#### [GIVEN PROBLEM]
Read the records below. Copy each line where the string "this" occurs.

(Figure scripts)
-----

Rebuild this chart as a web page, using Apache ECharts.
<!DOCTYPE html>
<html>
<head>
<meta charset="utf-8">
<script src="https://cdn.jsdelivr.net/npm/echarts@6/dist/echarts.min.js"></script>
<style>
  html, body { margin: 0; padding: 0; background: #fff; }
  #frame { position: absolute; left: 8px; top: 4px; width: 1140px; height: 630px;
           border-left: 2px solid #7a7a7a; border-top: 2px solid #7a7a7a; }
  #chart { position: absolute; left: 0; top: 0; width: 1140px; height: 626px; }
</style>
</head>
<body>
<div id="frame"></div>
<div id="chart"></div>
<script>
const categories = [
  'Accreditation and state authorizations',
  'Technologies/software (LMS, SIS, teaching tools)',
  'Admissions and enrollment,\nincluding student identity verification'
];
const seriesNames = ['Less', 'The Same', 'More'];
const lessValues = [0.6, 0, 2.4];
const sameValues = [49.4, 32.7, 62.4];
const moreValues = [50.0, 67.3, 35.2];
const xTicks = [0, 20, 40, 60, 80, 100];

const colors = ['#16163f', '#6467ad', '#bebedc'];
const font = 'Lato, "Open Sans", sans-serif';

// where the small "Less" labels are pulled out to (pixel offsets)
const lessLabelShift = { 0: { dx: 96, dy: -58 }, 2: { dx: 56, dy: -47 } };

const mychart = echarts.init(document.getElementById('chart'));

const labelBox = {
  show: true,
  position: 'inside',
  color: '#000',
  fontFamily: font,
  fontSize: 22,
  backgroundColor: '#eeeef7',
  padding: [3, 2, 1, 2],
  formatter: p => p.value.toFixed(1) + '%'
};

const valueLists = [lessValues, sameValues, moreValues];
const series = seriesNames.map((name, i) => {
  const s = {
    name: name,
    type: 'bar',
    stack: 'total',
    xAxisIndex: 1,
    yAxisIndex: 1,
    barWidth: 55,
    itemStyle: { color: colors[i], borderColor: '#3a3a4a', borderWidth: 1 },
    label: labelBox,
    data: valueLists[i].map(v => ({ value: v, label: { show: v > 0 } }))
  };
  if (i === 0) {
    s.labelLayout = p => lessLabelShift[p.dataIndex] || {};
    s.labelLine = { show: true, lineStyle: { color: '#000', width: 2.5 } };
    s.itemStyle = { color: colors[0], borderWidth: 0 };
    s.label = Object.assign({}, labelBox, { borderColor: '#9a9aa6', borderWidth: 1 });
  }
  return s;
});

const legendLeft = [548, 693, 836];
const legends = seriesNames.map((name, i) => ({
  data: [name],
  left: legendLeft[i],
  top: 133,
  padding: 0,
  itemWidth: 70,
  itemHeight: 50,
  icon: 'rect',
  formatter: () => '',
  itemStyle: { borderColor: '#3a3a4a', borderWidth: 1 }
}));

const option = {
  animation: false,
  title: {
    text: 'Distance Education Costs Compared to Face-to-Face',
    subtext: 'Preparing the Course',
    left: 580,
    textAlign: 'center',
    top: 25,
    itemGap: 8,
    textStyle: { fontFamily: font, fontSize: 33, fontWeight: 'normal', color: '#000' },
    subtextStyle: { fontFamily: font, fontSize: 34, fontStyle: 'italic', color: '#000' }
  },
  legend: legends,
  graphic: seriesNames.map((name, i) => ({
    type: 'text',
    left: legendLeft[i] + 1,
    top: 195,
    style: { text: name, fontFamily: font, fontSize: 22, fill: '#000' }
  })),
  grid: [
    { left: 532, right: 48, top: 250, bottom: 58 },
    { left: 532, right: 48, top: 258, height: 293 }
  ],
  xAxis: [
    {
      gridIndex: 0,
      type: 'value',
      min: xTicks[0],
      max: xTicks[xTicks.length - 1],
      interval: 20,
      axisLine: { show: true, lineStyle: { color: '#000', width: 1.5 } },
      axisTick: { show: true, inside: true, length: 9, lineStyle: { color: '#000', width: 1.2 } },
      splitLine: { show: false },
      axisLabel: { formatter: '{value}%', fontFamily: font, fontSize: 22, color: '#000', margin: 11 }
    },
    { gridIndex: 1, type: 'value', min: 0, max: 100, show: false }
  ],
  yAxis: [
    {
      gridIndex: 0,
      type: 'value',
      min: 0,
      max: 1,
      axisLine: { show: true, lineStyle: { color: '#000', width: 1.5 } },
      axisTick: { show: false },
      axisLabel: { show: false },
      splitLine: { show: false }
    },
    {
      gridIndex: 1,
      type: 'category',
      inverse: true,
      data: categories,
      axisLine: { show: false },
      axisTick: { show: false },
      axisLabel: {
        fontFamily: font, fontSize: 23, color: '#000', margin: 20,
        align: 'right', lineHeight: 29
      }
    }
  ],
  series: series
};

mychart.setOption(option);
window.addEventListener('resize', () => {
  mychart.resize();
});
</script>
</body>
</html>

-----

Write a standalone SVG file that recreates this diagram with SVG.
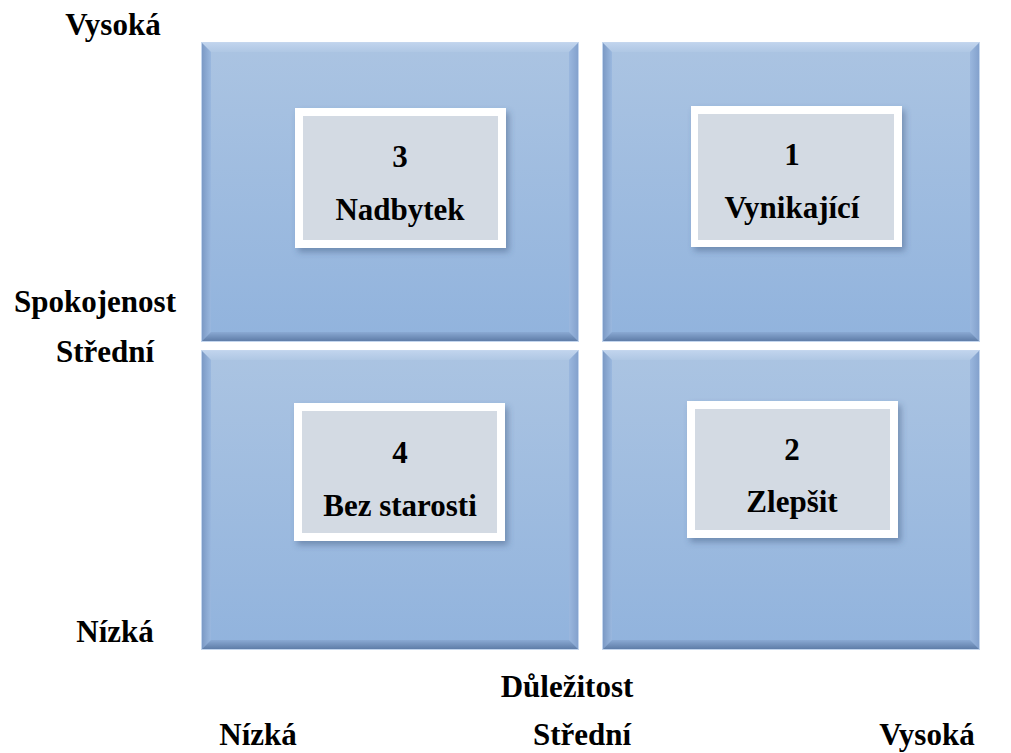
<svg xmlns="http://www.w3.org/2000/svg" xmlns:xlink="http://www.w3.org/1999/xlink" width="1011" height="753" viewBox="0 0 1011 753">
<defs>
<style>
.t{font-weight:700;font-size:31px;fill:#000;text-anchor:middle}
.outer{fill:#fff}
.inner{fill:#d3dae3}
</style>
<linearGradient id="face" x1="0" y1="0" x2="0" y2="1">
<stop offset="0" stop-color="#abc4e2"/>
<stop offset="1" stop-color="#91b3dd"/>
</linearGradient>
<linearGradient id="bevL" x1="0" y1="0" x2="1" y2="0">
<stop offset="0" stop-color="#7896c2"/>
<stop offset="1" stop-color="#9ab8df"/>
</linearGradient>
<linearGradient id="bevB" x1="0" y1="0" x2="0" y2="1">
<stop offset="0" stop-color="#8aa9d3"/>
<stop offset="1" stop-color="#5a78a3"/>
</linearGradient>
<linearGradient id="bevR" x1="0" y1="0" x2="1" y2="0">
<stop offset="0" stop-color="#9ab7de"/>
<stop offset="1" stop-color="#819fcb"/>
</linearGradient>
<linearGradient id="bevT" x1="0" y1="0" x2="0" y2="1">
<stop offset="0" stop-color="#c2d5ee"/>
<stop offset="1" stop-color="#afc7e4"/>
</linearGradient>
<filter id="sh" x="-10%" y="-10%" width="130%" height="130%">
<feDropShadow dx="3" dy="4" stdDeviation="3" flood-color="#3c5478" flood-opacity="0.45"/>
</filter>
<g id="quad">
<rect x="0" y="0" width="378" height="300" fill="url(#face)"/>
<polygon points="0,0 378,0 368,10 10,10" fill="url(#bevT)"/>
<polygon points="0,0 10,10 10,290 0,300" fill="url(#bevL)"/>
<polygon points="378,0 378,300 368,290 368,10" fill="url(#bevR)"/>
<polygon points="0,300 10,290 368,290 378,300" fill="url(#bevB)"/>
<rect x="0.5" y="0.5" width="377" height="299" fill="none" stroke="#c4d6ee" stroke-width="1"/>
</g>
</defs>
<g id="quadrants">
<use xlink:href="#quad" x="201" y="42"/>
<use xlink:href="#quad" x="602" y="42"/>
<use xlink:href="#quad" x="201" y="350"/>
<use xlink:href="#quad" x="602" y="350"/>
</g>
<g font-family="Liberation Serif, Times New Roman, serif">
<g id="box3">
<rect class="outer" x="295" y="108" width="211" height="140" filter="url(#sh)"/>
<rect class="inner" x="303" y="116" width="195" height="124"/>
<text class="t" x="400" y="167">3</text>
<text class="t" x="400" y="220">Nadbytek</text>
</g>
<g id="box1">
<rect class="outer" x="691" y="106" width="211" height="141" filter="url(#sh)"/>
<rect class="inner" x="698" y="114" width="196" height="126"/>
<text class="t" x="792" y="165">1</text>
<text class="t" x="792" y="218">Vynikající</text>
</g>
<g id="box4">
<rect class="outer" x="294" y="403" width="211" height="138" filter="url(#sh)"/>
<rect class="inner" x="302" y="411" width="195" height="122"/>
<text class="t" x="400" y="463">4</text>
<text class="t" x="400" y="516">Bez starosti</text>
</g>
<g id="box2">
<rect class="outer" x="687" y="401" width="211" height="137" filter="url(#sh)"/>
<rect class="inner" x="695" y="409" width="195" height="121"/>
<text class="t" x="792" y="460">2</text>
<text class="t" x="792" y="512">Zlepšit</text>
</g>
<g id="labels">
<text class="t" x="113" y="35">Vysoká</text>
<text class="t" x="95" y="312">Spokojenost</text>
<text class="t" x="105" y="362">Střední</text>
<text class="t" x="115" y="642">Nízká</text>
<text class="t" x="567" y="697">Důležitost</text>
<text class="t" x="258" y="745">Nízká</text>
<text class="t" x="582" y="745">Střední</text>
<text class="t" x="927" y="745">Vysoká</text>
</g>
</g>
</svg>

-----

#### [EXERCISE RESULT]
Rebuild this chart as a web page, using Apache ECharts.
Write a standalone SVG file that recreates this diagram with SVG.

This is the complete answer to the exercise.